Upon the puppy’s arrival, hundreds of students and the pep band welcomed him with a collar-bestowing ceremony and a song written in his honor, with the refrain: “Hey, hey, J.J. We wanna know if you’ll be our dog.”

The university circulated a photo of the two celebrities, Jack looking straight at the camera as J.J. stared admiringly at the older dog. The puppy imitates everything the seasoned mascot does.

This week, the Jack Crew leaders, Schadler and Sosa, met to discuss Midnight Madness. They both agreed that J.J. still isn’t yet skilled enough at box shredding.

“It’s just not like Jack, who tears it up to shreds, until there’s nothing left,” Schadler said.
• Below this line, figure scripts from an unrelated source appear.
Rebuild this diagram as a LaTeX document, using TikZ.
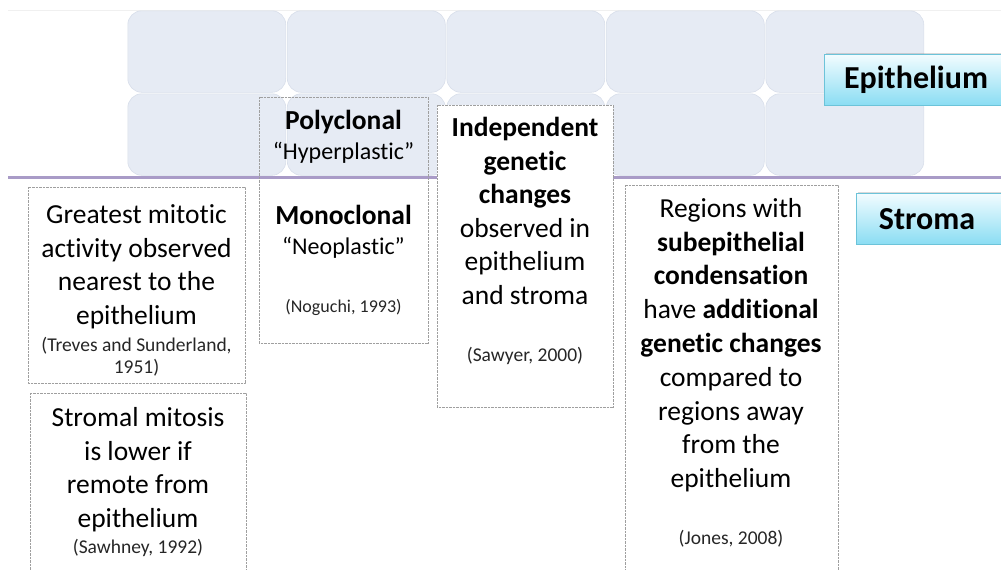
\documentclass[tikz,border=0pt]{standalone}
\usepackage{fontspec}
\setmainfont{Carlito}[Ligatures=NoCommon]
\usetikzlibrary{positioning,shadows}
\definecolor{cellblue}{HTML}{E6EBF4}
\definecolor{cellline}{HTML}{D8DEEA}
\definecolor{layerline}{HTML}{A99BC7}
\definecolor{tagtop}{HTML}{F2FCFF}
\definecolor{tagbot}{HTML}{8ADDF3}
\definecolor{tagline}{HTML}{6CC3D9}
\newcommand{\bigtext}{\fontsize{27.5}{33.5}\selectfont}
\newcommand{\reffont}{\fontsize{19.5}{22}\selectfont}

\begin{document}
\begin{tikzpicture}[
  x=1pt, y=-1pt,
  cell/.style={draw=cellline, fill=cellblue, rounded corners=14pt, line width=0.6pt},
  obsbox/.style={draw=gray!75, line width=0.6pt, dash pattern=on 0.7pt off 0.7pt},
  txt/.style={inner sep=0pt, align=center, anchor=north, font=\bigtext},
  ref/.style={inner sep=0pt, align=center, anchor=north, font=\reffont, text=black!85},
  tag/.style={draw=tagline, line width=0.8pt, top color=tagtop, bottom color=tagbot,
    anchor=north west, inner sep=0pt, minimum height=51pt, minimum width=190pt,
    drop shadow={opacity=0.3, shadow xshift=1.5pt, shadow yshift=1.5pt}},
  tagtxt/.style={font=\fontsize{32}{36}\selectfont\bfseries, inner sep=0pt},
]
  \useasboundingbox (0,0) rectangle (1001,570);
  \clip (0,0) rectangle (1001,570);

  % epithelium cells
  \draw[gray!12, line width=1pt] (8,10) -- (1001,10);
  \foreach \c in {0,...,4}
    \foreach \r in {0,1}
      \draw[cell] ({127+159.5*\c+0.8},{10+83*\r+0.8}) rectangle ++(158,81.5);
  \draw[layerline, line width=3pt] (8,177) -- (1001,177);

  % layer tags
  \node[tag] (epi) at (824,54) {};
  \node[tagtxt] (epitxt) at (916,80) {Epithelium};
  \node[tag] (str) at (856,193) {};
  \node[tagtxt] (strtxt) at (927,219) {Stroma};

  % observation boxes
  \draw[obsbox] (28,187) rectangle (245,383);
  \draw[obsbox] (30,393) rectangle (246,600);
  \draw[obsbox] (259,97) rectangle (428,343);
  \draw[obsbox, fill=white] (437,105) rectangle (613,407);
  \draw[obsbox] (625,185) rectangle (838,600);

  \node[txt] (mitotic) at (136.5,204.5) {Greatest mitotic\\activity observed\\nearest to the\\epithelium};
  \node[ref] (treves) at (136.5,337.5) {(Treves and Sunderland,\\1951)};

  \node[txt] (lower) at (138,407.5) {Stromal mitosis\\is lower if\\remote from\\epithelium};
  \node[ref] (sawhney) at (138,539.5) {(Sawhney, 1992)};

  \node[txt, font=\fontsize{27.5}{30}\selectfont] (poly) at (343.5,110)
    {\textbf{Polyclonal}\\{\fontsize{24}{30}\selectfont “Hyperplastic”}};
  \node[txt, font=\fontsize{27.5}{30}\selectfont] (mono) at (343.5,205)
    {\textbf{Monoclonal}\\{\fontsize{24}{30}\selectfont “Neoplastic”}};
  \node[ref, font=\fontsize{18}{22}\selectfont] (noguchi) at (343.5,299) {(Noguchi, 1993)};

  \node[txt] (indep) at (525,117.5) {\textbf{Independent}\\\textbf{genetic}\\\textbf{changes}\\observed in\\epithelium\\and stroma};
  \node[ref] (sawyer) at (525,347.5) {(Sawyer, 2000)};

  \node[txt, font=\fontsize{27.5}{33.8}\selectfont] (regions) at (731,198) {Regions with\\\textbf{subepithelial}\\\textbf{condensation}\\have \textbf{additional}\\\textbf{genetic changes}\\compared to\\regions away\\from the\\epithelium};
  \node[ref] (jones) at (731,530) {(Jones, 2008)};
\end{tikzpicture}
\end{document}
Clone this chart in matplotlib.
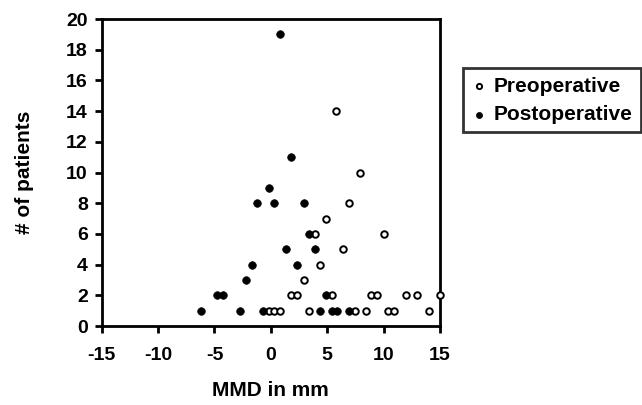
import numpy as np
import matplotlib.pyplot as plt

plt.rcParams['font.family'] = ['Liberation Sans', 'DejaVu Sans']
plt.rcParams['font.weight'] = 'bold'
plt.rcParams['axes.unicode_minus'] = False

# MMD (mm) vs number of patients
pre_mmd = [-0.2, 0.3, 0.8, 3.4, 7.5, 8.4, 10.4, 10.9, 14.0,
           1.8, 2.3, 5.4, 8.9, 9.4, 12.0, 13.0, 15.0,
           2.9, 4.4, 6.4, 3.9, 10.0, 4.9, 6.9, 7.9, 5.8]
pre_n = [1, 1, 1, 1, 1, 1, 1, 1, 1,
         2, 2, 2, 2, 2, 2, 2, 2,
         3, 4, 5, 6, 6, 7, 8, 10, 14]

post_mmd = [-6.2, -2.7, -0.7, 4.4, 5.4, 5.9, 6.9,
            -4.8, -4.2, 4.9,
            -2.2, -1.7, 2.3, 1.3, 3.9, 3.4,
            -1.2, 0.3, 2.9, -0.2, 1.8, 0.8]
post_n = [1, 1, 1, 1, 1, 1, 1,
          2, 2, 2,
          3, 4, 4, 5, 5, 6,
          8, 8, 8, 9, 11, 19]

fig = plt.figure(figsize=(6.42, 4.05), dpi=100)
ax = fig.add_axes([0.1584, 0.195, 0.527, 0.758])

ax.scatter(pre_mmd, pre_n, s=22, facecolor='white', edgecolor='black',
           linewidth=1.4, label='Preoperative', zorder=3, clip_on=False)
ax.scatter(post_mmd, post_n, s=30, facecolor='black', edgecolor='black',
           linewidth=0.5, label='Postoperative', zorder=3, clip_on=False)

ax.set_xlim(-15, 15)
ax.set_ylim(0, 20)
ax.set_xticks(np.arange(-15, 16, 5))
ax.set_yticks(np.arange(0, 21, 2))
ax.tick_params(direction='out', length=5, width=2, labelsize=14)
ax.tick_params(axis='x', pad=10)
ax.tick_params(axis='y', pad=5)
for lab in ax.get_xticklabels() + ax.get_yticklabels():
    lab.set_fontweight('bold')
for sp in ax.spines.values():
    sp.set_linewidth(2)

ax.set_xlabel('MMD in mm', fontsize=15, fontweight='bold')
ax.set_ylabel('# of patients', fontsize=15, fontweight='bold')
ax.xaxis.set_label_coords(0.5, -0.18)
ax.yaxis.set_label_coords(-0.2, 0.5)

leg = fig.legend(loc='upper left', bbox_to_anchor=(0.7207, 0.8314),
                 frameon=True, fancybox=False, edgecolor='black',
                 handletextpad=0.3, borderpad=0.4, labelspacing=0.45,
                 handlelength=0.8, markerscale=0.8, borderaxespad=0,
                 prop={'size': 15, 'weight': 'bold'})
leg.get_frame().set_linewidth(2)

fig.savefig('out.png', dpi=100)
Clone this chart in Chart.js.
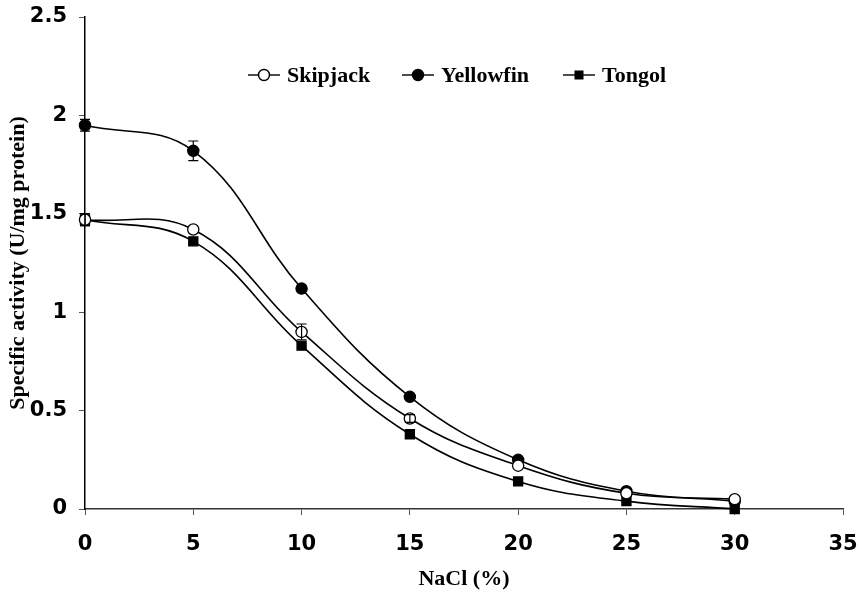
<!DOCTYPE html>
<html>
<head>
<meta charset="utf-8">
<script src="https://cdn.jsdelivr.net/npm/chart.js@4/dist/chart.umd.min.js"></script>
<style>
    body { margin: 0; background: #fff; }
</style>
</head>
<body>
<canvas id="nacl" width="862" height="593"></canvas>
<script>
const nacl = [0, 5, 10, 15, 20, 25, 30];
const skipjack = [1.47, 1.42, 0.90, 0.46, 0.22, 0.08, 0.05];
const yellowfin = [1.95, 1.82, 1.12, 0.57, 0.25, 0.09, 0.04];
const tongol = [1.47, 1.36, 0.83, 0.38, 0.14, 0.04, 0.00];
const skipjackErr = [0.03, 0.01, 0.04, 0.02, 0.01, 0.01, 0.01];
const yellowfinErr = [0.03, 0.05, 0.01, 0.01, 0.01, 0.01, 0.01];
const tongolErr = [0.03, 0.01, 0.01, 0.01, 0.01, 0.01, 0.01];
const xTicks = [0, 5, 10, 15, 20, 25, 30, 35];
const yTicks = [0, 0.5, 1, 1.5, 2, 2.5];

function points(ys) {
    return nacl.map((x, i) => ({x: x, y: ys[i]}));
}

//error bars drawn from the err arrays through the scales
const errorBars = {
    id: 'errorBars',
    afterDatasetsDraw(chart) {
        const ctx = chart.ctx;
        const xs = chart.scales.x, ys = chart.scales.y;
        ctx.save();
        ctx.strokeStyle = '#000';
        ctx.lineWidth = 1.2;
        chart.data.datasets.forEach(ds => {
            ds.data.forEach((p, i) => {
                let e = ds.err[i];
                if (e < 0.02) return;
                let px = xs.getPixelForValue(p.x);
                let top = ys.getPixelForValue(p.y + e);
                let bot = ys.getPixelForValue(p.y - e);
                ctx.beginPath();
                ctx.moveTo(px, top); ctx.lineTo(px, bot);
                ctx.moveTo(px - 5, top); ctx.lineTo(px + 5, top);
                ctx.moveTo(px - 5, bot); ctx.lineTo(px + 5, bot);
                ctx.stroke();
            });
        });
        ctx.restore();
    }
};

//legend inside the plot area
const innerLegend = {
    id: 'innerLegend',
    afterDraw(chart) {
        const ctx = chart.ctx;
        const starts = [248, 402, 563];
        const y = 75;
        ctx.save();
        ctx.font = 'bold 22px "Liberation Serif"';
        ctx.textBaseline = 'middle';
        chart.data.datasets.forEach((ds, i) => {
            let x = starts[i];
            ctx.strokeStyle = '#000';
            ctx.lineWidth = 1.4;
            ctx.beginPath();
            ctx.moveTo(x, y); ctx.lineTo(x + 32, y);
            ctx.stroke();
            if (ds.pointStyle === 'rect') {
                ctx.fillStyle = '#000';
                ctx.fillRect(x + 11.5, y - 4.5, 9, 9);
            } else {
                ctx.fillStyle = ds.pointBackgroundColor;
                ctx.beginPath();
                ctx.arc(x + 16, y, 5.5, 0, Math.PI * 2);
                ctx.fill();
                ctx.stroke();
            }
            ctx.fillStyle = '#000';
            ctx.fillText(ds.label, x + 39, y + 1);
        });
        ctx.restore();
    }
};

function series(label, ys, err, style, fill) {
    return {
        label: label,
        data: points(ys),
        err: err,
        borderColor: '#000',
        borderWidth: 1.6,
        tension: 0.4,
        pointStyle: style,
        pointRadius: style === 'rect' ? 6.4 : 5.6,
        pointBackgroundColor: fill,
        pointBorderColor: '#000',
        pointBorderWidth: 1.3,
        clip: false
    };
}

const tickFont = { family: '"DejaVu Sans"', weight: 'bold', size: 21 };
const titleFont = { family: '"Liberation Serif"', weight: 'bold', size: 22 };

new Chart('nacl', {
    type: 'line',
    data: {
        datasets: [
            series('Skipjack', skipjack, skipjackErr, 'circle', '#fff'),
            series('Yellowfin', yellowfin, yellowfinErr, 'circle', '#000'),
            series('Tongol', tongol, tongolErr, 'rect', '#000')
        ]
    },
    options: {
        responsive: false,
        animation: false,
        layout: { padding: { top: 17, right: 19, left: 0, bottom: 0 } },
        plugins: { legend: { display: false }, tooltip: { enabled: false } },
        scales: {
            x: {
                type: 'linear',
                min: 0, max: 35,
                afterBuildTicks: axis => { axis.ticks = xTicks.map(v => ({value: v})); },
                afterFit: axis => { axis.height = 84; axis.paddingLeft = 0; axis.paddingRight = 0; },
                ticks: { color: '#000', font: tickFont, padding: 17, maxRotation: 0 },
                grid: { drawOnChartArea: false, color: '#555', tickLength: 6, lineWidth: 1 },
                border: { color: '#333', width: 1.5 },
                title: { display: true, text: 'NaCl (%)', color: '#000', font: titleFont, padding: { top: 0, bottom: 0 } }
            },
            y: {
                min: 0, max: 2.5,
                afterBuildTicks: axis => { axis.ticks = yTicks.map(v => ({value: v})); },
                afterFit: axis => { axis.width = 85; axis.paddingTop = 0; axis.paddingBottom = 0; },
                ticks: { color: '#000', font: tickFont, padding: 12, callback: v => String(v) },
                grid: { drawOnChartArea: false, color: '#555', tickLength: 6, lineWidth: 1 },
                border: { color: '#000', width: 1.5 },
                title: { display: true, text: 'Specific activity (U/mg protein)', color: '#000', font: titleFont, padding: { top: 5, bottom: 0 } }
            }
        }
    },
    plugins: [errorBars, innerLegend]
});
</script>
</body>
</html>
Instead, J.J. adores balloons — something the students discovered during Homecoming, when J.J. became enamored with a bunch of blue balloons.

“He started jumping up and popping them,” Sosa said. “It was really cute.”

The plan for Friday night: J.J. will attack a huge pile of orange and blue balloons — the chosen colors of arch rival Syracuse University — and pop them all.

Well, that’s the plan anyhow. And even if J.J. gets stage fright, reliable old Jack will be there to shred a box.